Take the lines from the head of the listing through the one bearing "(wire) -- (prot.west);" and copy them exactly, leaving every picture out.

§

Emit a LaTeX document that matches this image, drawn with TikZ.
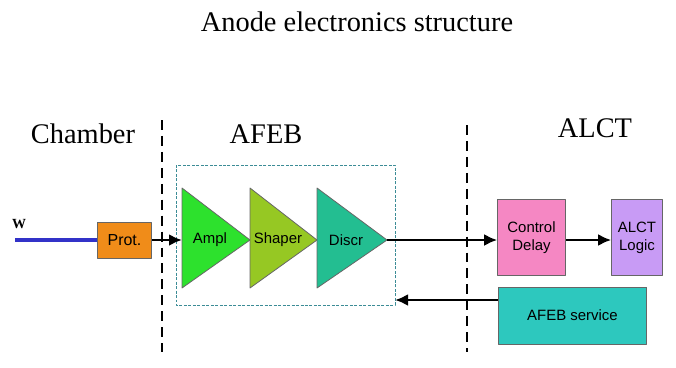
\documentclass[tikz,border=0pt]{standalone}
\usepackage{fontspec}
\setmainfont{Liberation Serif}
\newfontfamily\boxfont{Liberation Sans}
\usetikzlibrary{arrows,arrows.meta}

\definecolor{protorange}{RGB}{240,140,25}
\definecolor{amplgreen}{RGB}{45,225,45}
\definecolor{shapergreen}{RGB}{150,200,35}
\definecolor{discrteal}{RGB}{35,190,145}
\definecolor{ctrlpink}{RGB}{245,135,195}
\definecolor{logicviolet}{RGB}{200,155,245}
\definecolor{serviceteal}{RGB}{45,200,190}
\definecolor{wireblue}{RGB}{50,50,200}
\definecolor{afebline}{RGB}{60,140,150}

\tikzset{
  header/.style={font=\fontsize{28.5}{30}\selectfont},
  label/.style={font=\boxfont\fontsize{15}{18}\selectfont},
  block/.style={draw=black!60,line width=0.8pt,label,align=center,inner sep=0pt},
  amp/.style={draw=black!60,line width=0.8pt},
  sig/.style={-{Latex[length=13bp,width=12bp]},line width=2.6pt},
  border/.style={line width=2.8pt,dash pattern=on 10pt off 6pt}
}

\begin{document}
\begin{tikzpicture}[x=1bp,y=-1bp,line join=round]
\useasboundingbox (0,0) rectangle (676,367);

\node[header] (title) at (357,22) {Anode electronics structure};
\node[header] (chamber) at (83,134) {Chamber};
\node[header] (afeb) at (266,134) {AFEB};
\node[header] (alct) at (595,128) {ALCT};

\draw[border] (162,120) -- (162,352);
\draw[border] (467,125) -- (467,352);

% afeb board outline
\draw[afebline,line width=0.7pt,dash pattern=on 3pt off 1.5pt] (176,165) rectangle (395,305);

% input wire
\node[font=\bfseries\fontsize{14}{16}\selectfont] (w) at (19,224) {W};
\node[block,fill=protorange,minimum width=54,minimum height=36,font=\boxfont\fontsize{16}{18}\selectfont] (prot) at (124.5,240) {Prot.};
\coordinate (wire) at (15,240);
\draw[wireblue,line width=3.5pt] (wire) -- (prot.west);

% amplifier chain
\draw[amp,fill=amplgreen] (182,188) -- (250,240) -- (182,288) -- cycle;
\draw[amp,fill=shapergreen] (250,188) -- (317,240) -- (250,288) -- cycle;
\draw[amp,fill=discrteal] (317,188) -- (387,240) -- (317,288) -- cycle;
\coordinate (amplin) at (182,240);
\coordinate (discrout) at (387,240);
\node[label] (ampl) at (210,240) {Ampl};
\node[label] (shaper) at (278,240) {Shaper};
\node[label] (discr) at (346,240) {Discr};

% alct side
\node[block,fill=ctrlpink,minimum width=68,minimum height=76] (ctrl) at (531.5,237.5) {Control\\Delay};
\node[block,fill=logicviolet,minimum width=51,minimum height=76] (logic) at (637,237.5) {ALCT\\Logic};
\node[block,fill=serviceteal,minimum width=149,minimum height=57] (service) at (572.5,315.5) {AFEB service};
\coordinate (afebin) at (395,300);

\draw[sig] (prot.east) -- (amplin);
\draw[sig] (discrout) -- (ctrl.west |- discrout);
\draw[sig] (ctrl.east |- discrout) -- (logic.west |- discrout);
\draw[sig] (service.west |- afebin) -- (afebin);
\end{tikzpicture}
\end{document}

§

TASK SOLUTION:
Emit a LaTeX document that matches this image, drawn with TikZ.
\documentclass[tikz,border=0pt]{standalone}
\usepackage{fontspec}
\setmainfont{Liberation Serif}
\newfontfamily\boxfont{Liberation Sans}
\usetikzlibrary{arrows,arrows.meta}

\definecolor{protorange}{RGB}{240,140,25}
\definecolor{amplgreen}{RGB}{45,225,45}
\definecolor{shapergreen}{RGB}{150,200,35}
\definecolor{discrteal}{RGB}{35,190,145}
\definecolor{ctrlpink}{RGB}{245,135,195}
\definecolor{logicviolet}{RGB}{200,155,245}
\definecolor{serviceteal}{RGB}{45,200,190}
\definecolor{wireblue}{RGB}{50,50,200}
\definecolor{afebline}{RGB}{60,140,150}

\tikzset{
  header/.style={font=\fontsize{28.5}{30}\selectfont},
  label/.style={font=\boxfont\fontsize{15}{18}\selectfont},
  block/.style={draw=black!60,line width=0.8pt,label,align=center,inner sep=0pt},
  amp/.style={draw=black!60,line width=0.8pt},
  sig/.style={-{Latex[length=13bp,width=12bp]},line width=2.6pt},
  border/.style={line width=2.8pt,dash pattern=on 10pt off 6pt}
}

\begin{document}
\begin{tikzpicture}[x=1bp,y=-1bp,line join=round]
\useasboundingbox (0,0) rectangle (676,367);

\node[header] (title) at (357,22) {Anode electronics structure};
\node[header] (chamber) at (83,134) {Chamber};
\node[header] (afeb) at (266,134) {AFEB};
\node[header] (alct) at (595,128) {ALCT};

\draw[border] (162,120) -- (162,352);
\draw[border] (467,125) -- (467,352);

% afeb board outline
\draw[afebline,line width=0.7pt,dash pattern=on 3pt off 1.5pt] (176,165) rectangle (395,305);

% input wire
\node[font=\bfseries\fontsize{14}{16}\selectfont] (w) at (19,224) {W};
\node[block,fill=protorange,minimum width=54,minimum height=36,font=\boxfont\fontsize{16}{18}\selectfont] (prot) at (124.5,240) {Prot.};
\coordinate (wire) at (15,240);
\draw[wireblue,line width=3.5pt] (wire) -- (prot.west);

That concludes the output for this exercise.